[EXERCISE]
Omit all pictures and transcribe only the lines in the entries below that run from the line with "What matplotlib code" through the line with "anos = list(range(2002, 2024))".

[AVAILABLE DATA]
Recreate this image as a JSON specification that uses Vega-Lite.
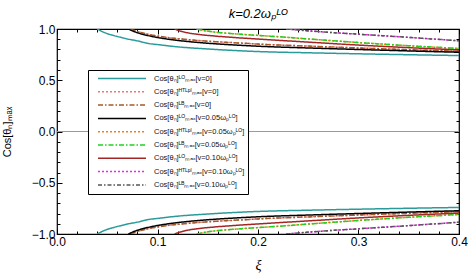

---

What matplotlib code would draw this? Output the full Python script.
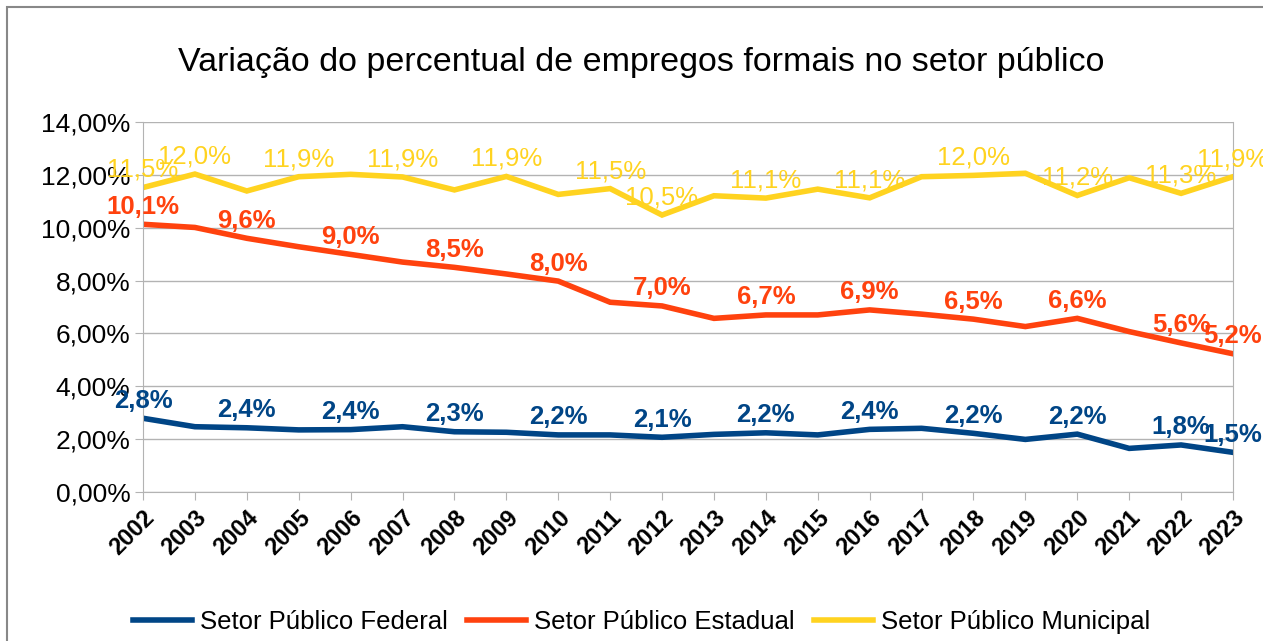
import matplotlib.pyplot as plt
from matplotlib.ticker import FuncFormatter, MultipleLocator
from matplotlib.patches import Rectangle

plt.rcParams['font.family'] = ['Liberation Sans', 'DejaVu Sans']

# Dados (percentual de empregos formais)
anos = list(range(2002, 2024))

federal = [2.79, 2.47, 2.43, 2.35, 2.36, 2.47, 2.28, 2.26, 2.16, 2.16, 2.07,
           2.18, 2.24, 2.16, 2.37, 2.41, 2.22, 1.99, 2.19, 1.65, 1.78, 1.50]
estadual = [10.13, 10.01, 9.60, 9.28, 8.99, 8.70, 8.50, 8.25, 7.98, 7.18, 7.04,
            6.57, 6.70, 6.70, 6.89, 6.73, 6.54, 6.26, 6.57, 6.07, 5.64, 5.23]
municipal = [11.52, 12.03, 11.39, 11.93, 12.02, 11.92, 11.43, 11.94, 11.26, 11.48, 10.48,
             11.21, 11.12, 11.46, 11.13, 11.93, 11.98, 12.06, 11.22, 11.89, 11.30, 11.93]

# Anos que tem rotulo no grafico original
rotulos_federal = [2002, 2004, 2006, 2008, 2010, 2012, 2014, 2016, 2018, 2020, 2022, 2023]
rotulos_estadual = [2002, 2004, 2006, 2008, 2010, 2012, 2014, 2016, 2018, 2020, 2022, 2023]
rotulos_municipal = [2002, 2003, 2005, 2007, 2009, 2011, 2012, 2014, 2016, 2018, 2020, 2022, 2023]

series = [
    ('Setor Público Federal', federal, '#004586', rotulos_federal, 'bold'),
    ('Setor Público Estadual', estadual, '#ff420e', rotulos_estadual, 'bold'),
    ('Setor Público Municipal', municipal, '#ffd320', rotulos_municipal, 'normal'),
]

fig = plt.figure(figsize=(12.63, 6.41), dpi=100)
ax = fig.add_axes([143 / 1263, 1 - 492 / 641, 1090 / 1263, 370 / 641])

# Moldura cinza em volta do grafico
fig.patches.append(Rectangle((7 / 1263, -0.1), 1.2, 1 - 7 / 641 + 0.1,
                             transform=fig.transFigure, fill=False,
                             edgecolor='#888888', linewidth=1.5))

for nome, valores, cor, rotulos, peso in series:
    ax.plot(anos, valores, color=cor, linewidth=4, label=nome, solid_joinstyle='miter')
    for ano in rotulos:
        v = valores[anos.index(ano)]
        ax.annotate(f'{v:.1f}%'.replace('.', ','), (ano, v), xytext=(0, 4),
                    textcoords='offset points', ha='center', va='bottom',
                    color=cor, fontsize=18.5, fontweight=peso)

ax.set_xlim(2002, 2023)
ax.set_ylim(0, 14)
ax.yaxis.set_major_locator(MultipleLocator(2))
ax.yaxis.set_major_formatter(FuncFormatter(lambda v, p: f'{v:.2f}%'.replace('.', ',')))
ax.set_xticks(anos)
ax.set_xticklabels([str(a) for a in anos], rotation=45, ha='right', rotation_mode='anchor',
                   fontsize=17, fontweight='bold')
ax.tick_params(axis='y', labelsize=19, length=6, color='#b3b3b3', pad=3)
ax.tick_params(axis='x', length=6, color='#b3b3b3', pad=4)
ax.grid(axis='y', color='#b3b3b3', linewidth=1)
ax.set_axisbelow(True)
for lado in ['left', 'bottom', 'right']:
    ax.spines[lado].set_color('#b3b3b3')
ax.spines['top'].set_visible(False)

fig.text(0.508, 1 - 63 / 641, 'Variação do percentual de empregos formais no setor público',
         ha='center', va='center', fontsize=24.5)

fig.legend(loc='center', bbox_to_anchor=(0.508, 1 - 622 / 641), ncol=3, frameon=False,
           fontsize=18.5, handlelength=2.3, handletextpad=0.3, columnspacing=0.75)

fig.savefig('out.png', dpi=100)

[SOLUTION TO THIS EXERCISE]
What matplotlib code would draw this? Output the full Python script.
import matplotlib.pyplot as plt
from matplotlib.ticker import FuncFormatter, MultipleLocator
from matplotlib.patches import Rectangle

plt.rcParams['font.family'] = ['Liberation Sans', 'DejaVu Sans']

# Dados (percentual de empregos formais)
anos = list(range(2002, 2024))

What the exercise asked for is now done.